At Least 25 Killed in Northern Syria

Opposition activists say Islamist militants and their local supporters have killed at least 25 people in a village in northern Syria near the Turkish border.

The Syrian Observatory for Human Rights told VOA that militants from the Islamic State of Iraq and the Levant (ISIL) killed 14 fighters from rival rebel groups, at least nine local tribesmen and two children.

The Observatory said at least nine other villagers were missing and suspected to have been killed.

The reported killings took place Tuesday in Shuyukh, 100 kilometers northeast of Aleppo.

The Britain-based watchdog, which has a network of sources across Syria, cited local residents as saying the men had been executed by gunfire and knives.

Media activists circulated online a list of people they said were victims. They said four bodies had been thrown into the Euphrates River.

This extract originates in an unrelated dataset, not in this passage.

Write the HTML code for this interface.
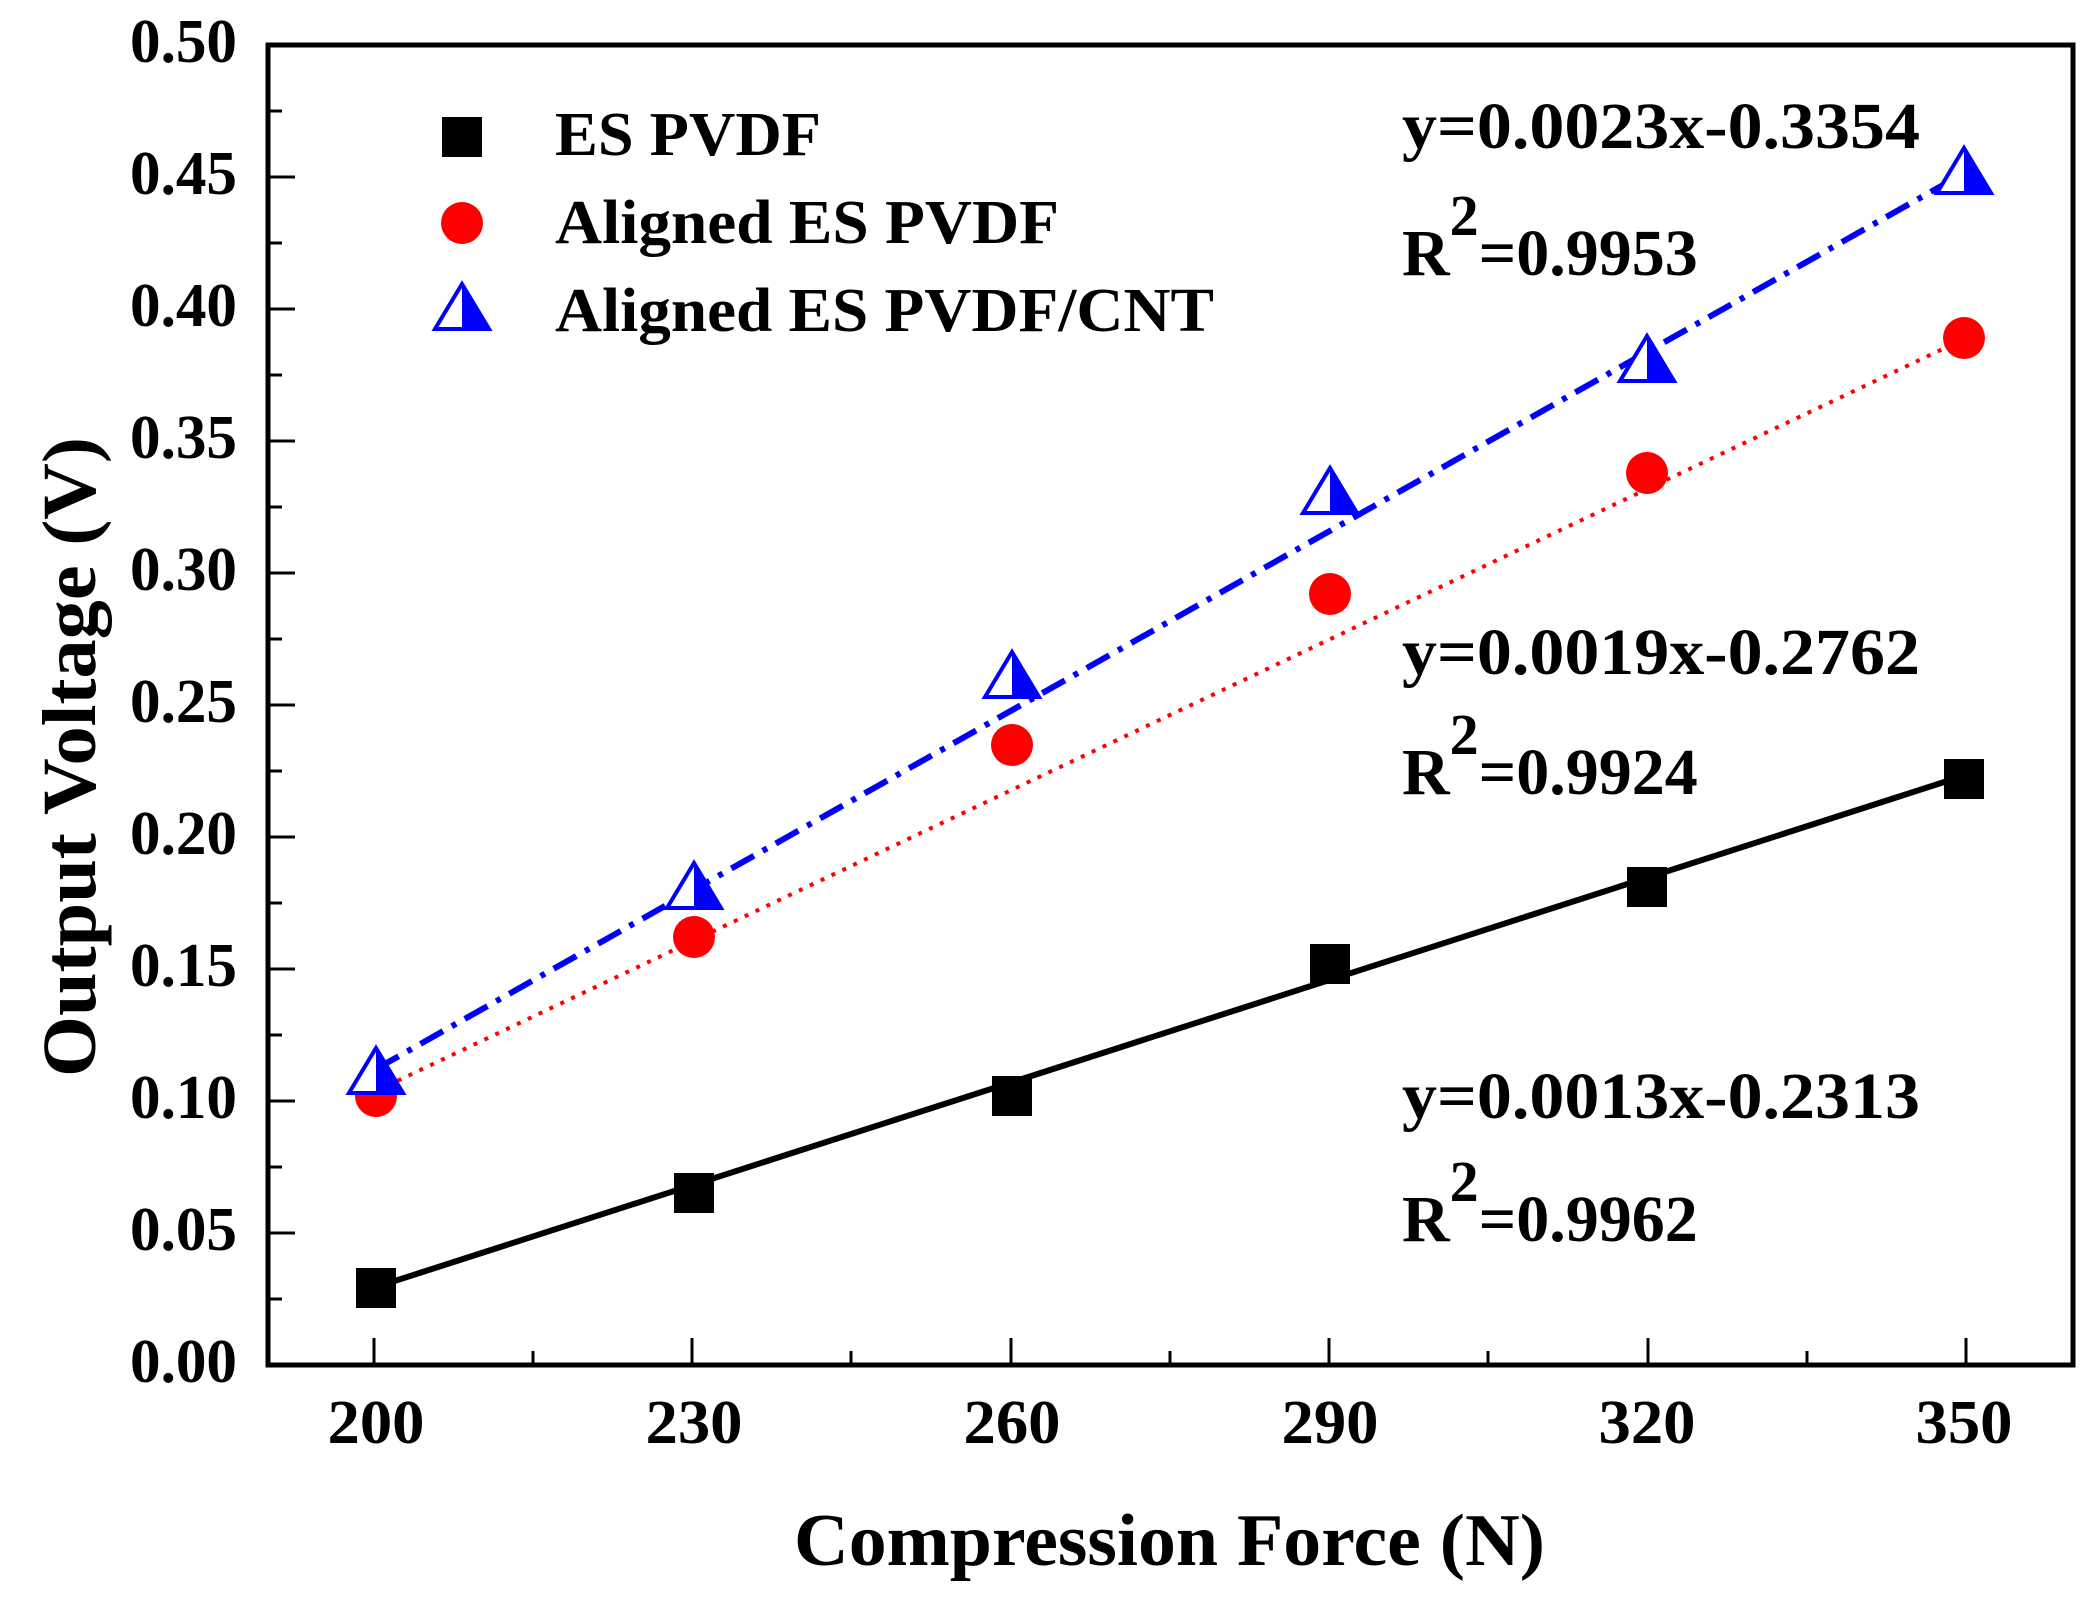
<!DOCTYPE html>
<html><head><meta charset="utf-8"><style>body{margin:0;background:#fff}svg{display:block}</style></head><body>
<svg width="2100" height="1600" viewBox="0 0 2100 1600" xmlns="http://www.w3.org/2000/svg" font-family="Liberation Serif, serif" font-weight="bold">
<rect width="2100" height="1600" fill="#fff"/>
<g stroke="#000" stroke-width="3">
<path d="M268 1365h27M268 1233h27M268 1101h27M268 969h27M268 837h27M268 705h27M268 573h27M268 441h27M268 309h27M268 177h27M268 45h27"/>
<path d="M268 1299h14M268 1167h14M268 1035h14M268 903h14M268 771h14M268 639h14M268 507h14M268 375h14M268 243h14M268 111h14"/>
<path d="M374 1365v-27M692 1365v-27M1011 1365v-27M1329 1365v-27M1648 1365v-27M1966 1365v-27"/>
<path d="M533 1365v-14M851 1365v-14M1170 1365v-14M1488 1365v-14M1807 1365v-14"/>
</g>
<rect x="268" y="45" width="1805" height="1320" fill="none" stroke="#000" stroke-width="5"/>
<g font-size="62" text-anchor="end">
<text x="237" y="62" textLength="107" lengthAdjust="spacingAndGlyphs">0.50</text>
<text x="237" y="194" textLength="107" lengthAdjust="spacingAndGlyphs">0.45</text>
<text x="237" y="326" textLength="107" lengthAdjust="spacingAndGlyphs">0.40</text>
<text x="237" y="458" textLength="107" lengthAdjust="spacingAndGlyphs">0.35</text>
<text x="237" y="590" textLength="107" lengthAdjust="spacingAndGlyphs">0.30</text>
<text x="237" y="722" textLength="107" lengthAdjust="spacingAndGlyphs">0.25</text>
<text x="237" y="854" textLength="107" lengthAdjust="spacingAndGlyphs">0.20</text>
<text x="237" y="986" textLength="107" lengthAdjust="spacingAndGlyphs">0.15</text>
<text x="237" y="1118" textLength="107" lengthAdjust="spacingAndGlyphs">0.10</text>
<text x="237" y="1250" textLength="107" lengthAdjust="spacingAndGlyphs">0.05</text>
<text x="237" y="1382" textLength="107" lengthAdjust="spacingAndGlyphs">0.00</text>
</g>
<g font-size="62" text-anchor="middle">
<text x="376" y="1443" textLength="97" lengthAdjust="spacingAndGlyphs">200</text>
<text x="694" y="1443" textLength="97" lengthAdjust="spacingAndGlyphs">230</text>
<text x="1012" y="1443" textLength="97" lengthAdjust="spacingAndGlyphs">260</text>
<text x="1330" y="1443" textLength="97" lengthAdjust="spacingAndGlyphs">290</text>
<text x="1647" y="1443" textLength="97" lengthAdjust="spacingAndGlyphs">320</text>
<text x="1964" y="1443" textLength="97" lengthAdjust="spacingAndGlyphs">350</text>
</g>
<text x="794" y="1565" font-size="74" textLength="751" lengthAdjust="spacingAndGlyphs">Compression Force (N)</text>
<text transform="translate(95,1077) rotate(-90)" font-size="76" textLength="640" lengthAdjust="spacingAndGlyphs">Output Voltage (V)</text>
<line x1="376" y1="1287" x2="1966" y2="775" stroke="#000" stroke-width="6"/>
<line x1="376" y1="1091" x2="1966" y2="338" stroke="#f00" stroke-width="4" stroke-dasharray="4 8"/>
<line x1="376" y1="1069" x2="1966" y2="172" stroke="#00f" stroke-width="6" stroke-dasharray="26 10 5 10"/>
<g fill="#000">
<rect x="356" y="1268" width="40" height="40"/>
<rect x="674" y="1173" width="40" height="40"/>
<rect x="992" y="1076" width="40" height="40"/>
<rect x="1310" y="944" width="40" height="40"/>
<rect x="1627" y="867" width="40" height="40"/>
<rect x="1944" y="759" width="40" height="40"/>
<rect x="442" y="117" width="40" height="40"/>
</g>
<g fill="#f00">
<circle cx="376" cy="1096" r="21"/>
<circle cx="694" cy="937" r="21"/>
<circle cx="1012" cy="745" r="21"/>
<circle cx="1330" cy="594" r="21"/>
<circle cx="1647" cy="473" r="21"/>
<circle cx="1964" cy="338" r="21"/>
<circle cx="462" cy="223" r="21"/>
</g>
<defs><g id="tri"><path d="M0 -24 L27 21 L-27 21 Z" fill="#fff" stroke="#00f" stroke-width="4"/><path d="M0 -24 L27 21 L0 21 Z" fill="#00f"/></g></defs>
<use href="#tri" x="376" y="1072"/>
<use href="#tri" x="694" y="887"/>
<use href="#tri" x="1012" y="676"/>
<use href="#tri" x="1330" y="492"/>
<use href="#tri" x="1647" y="360"/>
<use href="#tri" x="1964" y="172"/>
<use href="#tri" x="462" y="308"/>
<g font-size="62">
<text x="555" y="155" textLength="266" lengthAdjust="spacingAndGlyphs">ES PVDF</text>
<text x="555" y="243" textLength="504" lengthAdjust="spacingAndGlyphs">Aligned ES PVDF</text>
<text x="555" y="331" textLength="659" lengthAdjust="spacingAndGlyphs">Aligned ES PVDF/CNT</text>
</g>
<g font-size="66">
<text x="1402" y="148" textLength="518" lengthAdjust="spacingAndGlyphs">y=0.0023x-0.3354</text>
<text x="1402" y="275">R<tspan font-size="58" dy="-40">2</tspan><tspan dy="40">=0.9953</tspan></text>
<text x="1402" y="674" textLength="518" lengthAdjust="spacingAndGlyphs">y=0.0019x-0.2762</text>
<text x="1402" y="794">R<tspan font-size="58" dy="-40">2</tspan><tspan dy="40">=0.9924</tspan></text>
<text x="1402" y="1118" textLength="518" lengthAdjust="spacingAndGlyphs">y=0.0013x-0.2313</text>
<text x="1402" y="1241">R<tspan font-size="58" dy="-40">2</tspan><tspan dy="40">=0.9962</tspan></text>
</g>
</svg>
</body></html>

Reuters quoted an opposition activist who runs a Facebook page for the Jarablus area, which includes Shuyukh, as saying that "residents of Shuyukh betrayed the mujahideen. Then ISIL stormed into the area."

The activist said ISIL, an al-Qaida breakaway group, had participated in the attack, but that local men had led it.

The fighters in the Islamic State of Iraq and the Levant are mostly foreigners who went to Syria to join the armed insurgency against Syrian President Bashar al-Assad. The civil war in Syria is entering its fourth year.